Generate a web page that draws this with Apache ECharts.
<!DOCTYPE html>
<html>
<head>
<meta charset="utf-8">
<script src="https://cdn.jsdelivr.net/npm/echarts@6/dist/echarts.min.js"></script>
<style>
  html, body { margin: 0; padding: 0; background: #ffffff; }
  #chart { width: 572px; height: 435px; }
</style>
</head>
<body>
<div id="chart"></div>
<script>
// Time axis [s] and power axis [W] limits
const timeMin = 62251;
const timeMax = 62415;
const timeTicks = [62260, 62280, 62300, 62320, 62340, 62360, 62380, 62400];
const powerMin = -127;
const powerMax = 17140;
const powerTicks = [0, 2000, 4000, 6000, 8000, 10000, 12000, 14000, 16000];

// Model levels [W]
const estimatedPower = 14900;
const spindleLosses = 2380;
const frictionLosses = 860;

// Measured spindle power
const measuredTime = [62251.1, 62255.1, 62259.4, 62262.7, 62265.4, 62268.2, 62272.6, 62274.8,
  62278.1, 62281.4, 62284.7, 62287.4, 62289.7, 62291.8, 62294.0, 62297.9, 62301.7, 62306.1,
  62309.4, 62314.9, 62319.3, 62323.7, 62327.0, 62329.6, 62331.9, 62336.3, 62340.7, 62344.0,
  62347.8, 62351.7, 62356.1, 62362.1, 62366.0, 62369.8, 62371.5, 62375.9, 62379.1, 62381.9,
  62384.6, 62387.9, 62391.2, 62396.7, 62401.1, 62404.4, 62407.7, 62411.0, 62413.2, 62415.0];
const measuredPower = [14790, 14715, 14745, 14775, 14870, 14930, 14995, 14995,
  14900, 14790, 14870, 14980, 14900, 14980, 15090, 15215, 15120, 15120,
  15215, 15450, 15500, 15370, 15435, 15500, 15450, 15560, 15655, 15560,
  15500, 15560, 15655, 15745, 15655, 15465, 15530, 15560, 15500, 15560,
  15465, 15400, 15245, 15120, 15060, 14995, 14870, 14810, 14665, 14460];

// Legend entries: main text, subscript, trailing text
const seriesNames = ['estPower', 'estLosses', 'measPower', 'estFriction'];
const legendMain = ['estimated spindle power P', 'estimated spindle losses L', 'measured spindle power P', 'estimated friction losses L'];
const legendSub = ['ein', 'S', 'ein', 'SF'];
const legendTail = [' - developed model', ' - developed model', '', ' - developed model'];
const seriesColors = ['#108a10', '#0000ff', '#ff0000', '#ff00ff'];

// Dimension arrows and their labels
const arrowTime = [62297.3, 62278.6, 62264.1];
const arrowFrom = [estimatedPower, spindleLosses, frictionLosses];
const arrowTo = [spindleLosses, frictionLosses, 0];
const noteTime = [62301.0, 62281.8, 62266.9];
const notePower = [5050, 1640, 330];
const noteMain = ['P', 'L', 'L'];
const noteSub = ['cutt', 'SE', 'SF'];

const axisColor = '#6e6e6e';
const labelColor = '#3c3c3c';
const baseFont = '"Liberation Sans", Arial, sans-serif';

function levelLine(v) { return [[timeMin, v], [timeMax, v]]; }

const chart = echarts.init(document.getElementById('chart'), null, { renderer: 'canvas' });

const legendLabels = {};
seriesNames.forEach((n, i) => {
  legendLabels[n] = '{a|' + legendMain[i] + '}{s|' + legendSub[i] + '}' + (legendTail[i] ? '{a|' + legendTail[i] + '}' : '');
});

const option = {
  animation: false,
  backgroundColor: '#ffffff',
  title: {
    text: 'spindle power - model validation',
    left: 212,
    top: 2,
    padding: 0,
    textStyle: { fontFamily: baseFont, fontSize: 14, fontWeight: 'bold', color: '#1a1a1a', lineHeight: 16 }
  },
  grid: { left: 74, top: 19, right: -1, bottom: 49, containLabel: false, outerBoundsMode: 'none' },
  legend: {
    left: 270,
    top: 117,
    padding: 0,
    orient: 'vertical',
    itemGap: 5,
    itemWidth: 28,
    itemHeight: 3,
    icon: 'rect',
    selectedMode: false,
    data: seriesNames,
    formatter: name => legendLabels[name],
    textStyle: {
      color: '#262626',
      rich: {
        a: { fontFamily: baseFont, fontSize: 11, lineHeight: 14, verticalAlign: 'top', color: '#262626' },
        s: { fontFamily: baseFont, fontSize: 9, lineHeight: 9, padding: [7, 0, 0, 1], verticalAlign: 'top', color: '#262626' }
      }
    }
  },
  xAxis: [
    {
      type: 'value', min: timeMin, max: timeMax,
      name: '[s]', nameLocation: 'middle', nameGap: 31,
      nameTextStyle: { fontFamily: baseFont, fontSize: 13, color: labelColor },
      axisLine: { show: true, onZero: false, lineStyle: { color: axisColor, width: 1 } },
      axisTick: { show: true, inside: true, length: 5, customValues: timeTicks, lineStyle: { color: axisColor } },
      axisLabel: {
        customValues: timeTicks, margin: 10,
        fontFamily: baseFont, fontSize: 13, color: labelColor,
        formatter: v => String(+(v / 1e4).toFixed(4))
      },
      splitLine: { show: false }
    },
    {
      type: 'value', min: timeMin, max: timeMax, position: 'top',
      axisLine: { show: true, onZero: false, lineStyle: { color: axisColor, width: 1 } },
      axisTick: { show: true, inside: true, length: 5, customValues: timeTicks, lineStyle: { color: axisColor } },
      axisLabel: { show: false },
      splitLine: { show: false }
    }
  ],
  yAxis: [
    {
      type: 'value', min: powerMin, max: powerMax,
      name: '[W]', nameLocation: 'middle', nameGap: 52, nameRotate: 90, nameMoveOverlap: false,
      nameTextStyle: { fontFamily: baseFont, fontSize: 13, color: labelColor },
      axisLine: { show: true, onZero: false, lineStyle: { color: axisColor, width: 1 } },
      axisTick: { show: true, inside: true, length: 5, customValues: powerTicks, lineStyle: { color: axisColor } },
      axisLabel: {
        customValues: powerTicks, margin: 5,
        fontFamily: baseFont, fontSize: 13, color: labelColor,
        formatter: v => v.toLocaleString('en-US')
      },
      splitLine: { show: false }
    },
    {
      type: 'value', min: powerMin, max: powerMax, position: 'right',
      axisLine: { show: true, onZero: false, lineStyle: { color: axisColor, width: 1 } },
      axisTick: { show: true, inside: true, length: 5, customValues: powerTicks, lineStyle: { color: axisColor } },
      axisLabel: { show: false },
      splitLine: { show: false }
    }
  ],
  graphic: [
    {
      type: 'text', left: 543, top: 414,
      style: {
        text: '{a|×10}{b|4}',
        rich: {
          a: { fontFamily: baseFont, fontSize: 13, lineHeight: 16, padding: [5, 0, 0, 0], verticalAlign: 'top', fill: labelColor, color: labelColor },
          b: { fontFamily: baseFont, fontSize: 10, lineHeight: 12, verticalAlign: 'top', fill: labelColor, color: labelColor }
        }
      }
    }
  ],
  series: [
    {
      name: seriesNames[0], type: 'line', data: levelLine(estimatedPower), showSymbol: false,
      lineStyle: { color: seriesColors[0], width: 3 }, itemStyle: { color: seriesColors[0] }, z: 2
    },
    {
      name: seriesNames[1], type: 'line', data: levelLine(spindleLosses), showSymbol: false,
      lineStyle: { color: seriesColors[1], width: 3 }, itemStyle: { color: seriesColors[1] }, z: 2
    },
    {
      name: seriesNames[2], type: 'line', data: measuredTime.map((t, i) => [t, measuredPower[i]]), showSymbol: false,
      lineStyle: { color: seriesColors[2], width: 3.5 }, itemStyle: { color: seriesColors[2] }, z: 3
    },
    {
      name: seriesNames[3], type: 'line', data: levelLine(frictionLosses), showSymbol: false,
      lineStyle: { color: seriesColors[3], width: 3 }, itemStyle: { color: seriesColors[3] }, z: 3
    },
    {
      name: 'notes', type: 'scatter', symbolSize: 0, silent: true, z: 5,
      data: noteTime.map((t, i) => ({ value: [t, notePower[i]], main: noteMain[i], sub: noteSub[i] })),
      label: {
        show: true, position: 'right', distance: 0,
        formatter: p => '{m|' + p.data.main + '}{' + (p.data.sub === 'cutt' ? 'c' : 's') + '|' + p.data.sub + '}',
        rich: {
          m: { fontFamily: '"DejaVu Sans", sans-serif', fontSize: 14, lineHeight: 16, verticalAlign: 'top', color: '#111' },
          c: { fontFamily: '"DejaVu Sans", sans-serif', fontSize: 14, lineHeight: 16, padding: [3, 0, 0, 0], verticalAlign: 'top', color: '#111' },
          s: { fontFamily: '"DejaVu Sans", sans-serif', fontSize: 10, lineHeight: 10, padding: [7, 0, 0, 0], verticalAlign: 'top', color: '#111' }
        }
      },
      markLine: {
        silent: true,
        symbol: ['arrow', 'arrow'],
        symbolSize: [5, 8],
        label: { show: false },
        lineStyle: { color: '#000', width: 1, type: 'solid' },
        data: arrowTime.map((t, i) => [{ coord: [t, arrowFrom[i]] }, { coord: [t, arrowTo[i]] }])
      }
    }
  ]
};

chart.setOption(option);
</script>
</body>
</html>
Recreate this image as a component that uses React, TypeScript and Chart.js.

####

Reproduce verbatim the range of lines that opens the records and closes with the line containing "const frictionLosses = 860;". Omit everything after it.

Generate a web page that draws this with Apache ECharts.
<!DOCTYPE html>
<html>
<head>
<meta charset="utf-8">
<script src="https://cdn.jsdelivr.net/npm/echarts@6/dist/echarts.min.js"></script>
<style>
  html, body { margin: 0; padding: 0; background: #ffffff; }
  #chart { width: 572px; height: 435px; }
</style>
</head>
<body>
<div id="chart"></div>
<script>
// Time axis [s] and power axis [W] limits
const timeMin = 62251;
const timeMax = 62415;
const timeTicks = [62260, 62280, 62300, 62320, 62340, 62360, 62380, 62400];
const powerMin = -127;
const powerMax = 17140;
const powerTicks = [0, 2000, 4000, 6000, 8000, 10000, 12000, 14000, 16000];

// Model levels [W]
const estimatedPower = 14900;
const spindleLosses = 2380;
const frictionLosses = 860;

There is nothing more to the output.